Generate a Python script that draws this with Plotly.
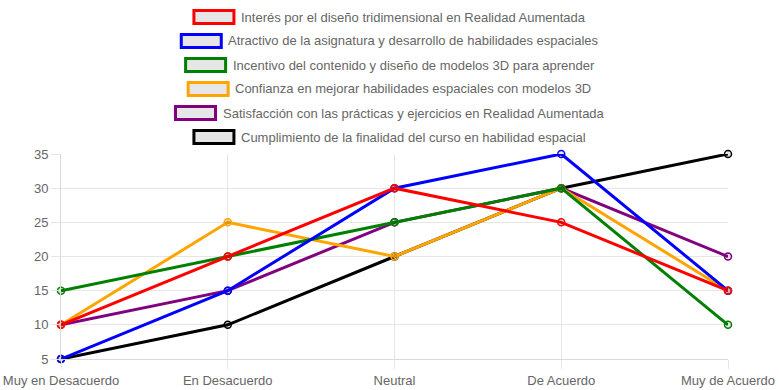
import plotly.graph_objects as go

categories = ["Muy en Desacuerdo", "En Desacuerdo", "Neutral", "De Acuerdo", "Muy de Acuerdo"]
series_names = [
    "Interés por el diseño tridimensional en Realidad Aumentada",
    "Atractivo de la asignatura y desarrollo de habilidades espaciales",
    "Incentivo del contenido y diseño de modelos 3D para aprender",
    "Confianza en mejorar habilidades espaciales con modelos 3D",
    "Satisfacción con las prácticas y ejercicios en Realidad Aumentada",
    "Cumplimiento de la finalidad del curso en habilidad espacial",
]
interes = [10, 20, 30, 25, 15]
atractivo = [5, 15, 30, 35, 15]
incentivo = [15, 20, 25, 30, 10]
confianza = [10, 25, 20, 30, 15]
satisfaccion = [10, 15, 25, 30, 20]
cumplimiento = [5, 10, 20, 30, 35]
series_values = [interes, atractivo, incentivo, confianza, satisfaccion, cumplimiento]
colors = ["red", "blue", "green", "orange", "purple", "black"]

W, H = 779, 390
ML, MR, MT, MB = 61, 51, 154, 31
PW, PH = W - ML - MR, H - MT - MB
FONT = "Liberation Sans, Arial, Helvetica, sans-serif"
FS = 13

fig = go.Figure()
# first dataset drawn on top -> add in reverse
for name, vals, col in reversed(list(zip(series_names, series_values, colors))):
    fig.add_trace(go.Scatter(
        x=categories, y=vals, name=name, mode="lines+markers",
        line=dict(color=col, width=3),
        marker=dict(symbol="circle", size=7, color="rgba(0,0,0,0.1)",
                    line=dict(color=col, width=1.5)),
        showlegend=False, hoverinfo="x+y+name", cliponaxis=False,
    ))

# Arial advance widths (per 1000 em) for legend layout
AW = {' ': 278, 'a': 556, 'b': 556, 'c': 500, 'd': 556, 'e': 556, 'f': 278, 'g': 556,
      'h': 556, 'i': 222, 'j': 222, 'k': 500, 'l': 222, 'm': 833, 'n': 556, 'o': 556,
      'p': 556, 'q': 556, 'r': 333, 's': 500, 't': 278, 'u': 556, 'v': 500, 'w': 722,
      'x': 500, 'y': 500, 'z': 500, 'é': 556, 'ñ': 556, 'á': 556, 'ó': 556, 'A': 667,
      'C': 722, 'D': 722, 'I': 278, 'R': 722, 'S': 667, '3': 556}


def text_w(s):
    return sum(AW.get(ch, 556) for ch in s) * FS / 1000.0


def px2x(px):
    return (px - ML) / PW


def py2y(py):
    return (MT + PH - py) / PH


row_centers = [17, 41, 65, 89, 113, 137]
cx = 389.5
shapes = []
annotations = []
for name, col, yc in zip(series_names, colors, row_centers):
    tw = text_w(name)
    total = 40 + 6.5 + tw
    x0 = cx - total / 2
    shapes.append(dict(type="rect", xref="paper", yref="paper",
                       x0=px2x(x0), x1=px2x(x0 + 40),
                       y0=py2y(yc + 6.5), y1=py2y(yc - 6.5),
                       line=dict(color=col, width=3), fillcolor="#e6e6e6", layer="above"))
    annotations.append(dict(text=name, xref="paper", yref="paper",
                            x=px2x(x0 + 45), y=py2y(yc), xanchor="left", yanchor="middle",
                            showarrow=False, font=dict(family=FONT, size=FS, color="#666666")))

grid = "#e6e6e6"
fig.update_layout(
    width=W, height=H,
    margin=dict(l=ML, r=MR, t=MT, b=MB, autoexpand=False),
    paper_bgcolor="white", plot_bgcolor="white",
    font=dict(family=FONT, size=FS, color="#666666"),
    shapes=shapes, annotations=annotations,
    xaxis=dict(type="category", categoryorder="array", categoryarray=categories,
               range=[0, len(categories) - 1], showgrid=True, gridcolor=grid, gridwidth=1,
               ticks="outside", ticklen=9, tickcolor=grid, showline=True, linecolor="#d9d9d9",
               zeroline=False, automargin=False, tickfont=dict(size=FS, color="#666666")),
    yaxis=dict(range=[5, 35], dtick=5, tick0=5, showgrid=True, gridcolor=grid, gridwidth=1,
               ticks="outside", ticklen=9, tickcolor=grid, showline=True, linecolor="#d9d9d9",
               zeroline=False, automargin=False, tickfont=dict(size=FS, color="#666666")),
)

fig.write_html("out.html", config={"displayModeBar": False},
               post_script="document.body.style.margin='0px';document.body.style.overflow='hidden';")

■ **Written task**
Repeat the data in full and exactly. Omit pictures.

■ **Output**
Generate a Python script that draws this with Plotly.
import plotly.graph_objects as go

categories = ["Muy en Desacuerdo", "En Desacuerdo", "Neutral", "De Acuerdo", "Muy de Acuerdo"]
series_names = [
    "Interés por el diseño tridimensional en Realidad Aumentada",
    "Atractivo de la asignatura y desarrollo de habilidades espaciales",
    "Incentivo del contenido y diseño de modelos 3D para aprender",
    "Confianza en mejorar habilidades espaciales con modelos 3D",
    "Satisfacción con las prácticas y ejercicios en Realidad Aumentada",
    "Cumplimiento de la finalidad del curso en habilidad espacial",
]
interes = [10, 20, 30, 25, 15]
atractivo = [5, 15, 30, 35, 15]
incentivo = [15, 20, 25, 30, 10]
confianza = [10, 25, 20, 30, 15]
satisfaccion = [10, 15, 25, 30, 20]
cumplimiento = [5, 10, 20, 30, 35]
series_values = [interes, atractivo, incentivo, confianza, satisfaccion, cumplimiento]
colors = ["red", "blue", "green", "orange", "purple", "black"]

W, H = 779, 390
ML, MR, MT, MB = 61, 51, 154, 31
PW, PH = W - ML - MR, H - MT - MB
FONT = "Liberation Sans, Arial, Helvetica, sans-serif"
FS = 13

fig = go.Figure()
# first dataset drawn on top -> add in reverse
for name, vals, col in reversed(list(zip(series_names, series_values, colors))):
    fig.add_trace(go.Scatter(
        x=categories, y=vals, name=name, mode="lines+markers",
        line=dict(color=col, width=3),
        marker=dict(symbol="circle", size=7, color="rgba(0,0,0,0.1)",
                    line=dict(color=col, width=1.5)),
        showlegend=False, hoverinfo="x+y+name", cliponaxis=False,
    ))

# Arial advance widths (per 1000 em) for legend layout
AW = {' ': 278, 'a': 556, 'b': 556, 'c': 500, 'd': 556, 'e': 556, 'f': 278, 'g': 556,
      'h': 556, 'i': 222, 'j': 222, 'k': 500, 'l': 222, 'm': 833, 'n': 556, 'o': 556,
      'p': 556, 'q': 556, 'r': 333, 's': 500, 't': 278, 'u': 556, 'v': 500, 'w': 722,
      'x': 500, 'y': 500, 'z': 500, 'é': 556, 'ñ': 556, 'á': 556, 'ó': 556, 'A': 667,
      'C': 722, 'D': 722, 'I': 278, 'R': 722, 'S': 667, '3': 556}


def text_w(s):
    return sum(AW.get(ch, 556) for ch in s) * FS / 1000.0


def px2x(px):
    return (px - ML) / PW


def py2y(py):
    return (MT + PH - py) / PH


row_centers = [17, 41, 65, 89, 113, 137]
cx = 389.5
shapes = []
annotations = []
for name, col, yc in zip(series_names, colors, row_centers):
    tw = text_w(name)
    total = 40 + 6.5 + tw
    x0 = cx - total / 2
    shapes.append(dict(type="rect", xref="paper", yref="paper",
                       x0=px2x(x0), x1=px2x(x0 + 40),
                       y0=py2y(yc + 6.5), y1=py2y(yc - 6.5),
                       line=dict(color=col, width=3), fillcolor="#e6e6e6", layer="above"))
    annotations.append(dict(text=name, xref="paper", yref="paper",
                            x=px2x(x0 + 45), y=py2y(yc), xanchor="left", yanchor="middle",
                            showarrow=False, font=dict(family=FONT, size=FS, color="#666666")))

grid = "#e6e6e6"
fig.update_layout(
    width=W, height=H,
    margin=dict(l=ML, r=MR, t=MT, b=MB, autoexpand=False),
    paper_bgcolor="white", plot_bgcolor="white",
    font=dict(family=FONT, size=FS, color="#666666"),
    shapes=shapes, annotations=annotations,
    xaxis=dict(type="category", categoryorder="array", categoryarray=categories,
               range=[0, len(categories) - 1], showgrid=True, gridcolor=grid, gridwidth=1,
               ticks="outside", ticklen=9, tickcolor=grid, showline=True, linecolor="#d9d9d9",
               zeroline=False, automargin=False, tickfont=dict(size=FS, color="#666666")),
    yaxis=dict(range=[5, 35], dtick=5, tick0=5, showgrid=True, gridcolor=grid, gridwidth=1,
               ticks="outside", ticklen=9, tickcolor=grid, showline=True, linecolor="#d9d9d9",
               zeroline=False, automargin=False, tickfont=dict(size=FS, color="#666666")),
)

fig.write_html("out.html", config={"displayModeBar": False},
               post_script="document.body.style.margin='0px';document.body.style.overflow='hidden';")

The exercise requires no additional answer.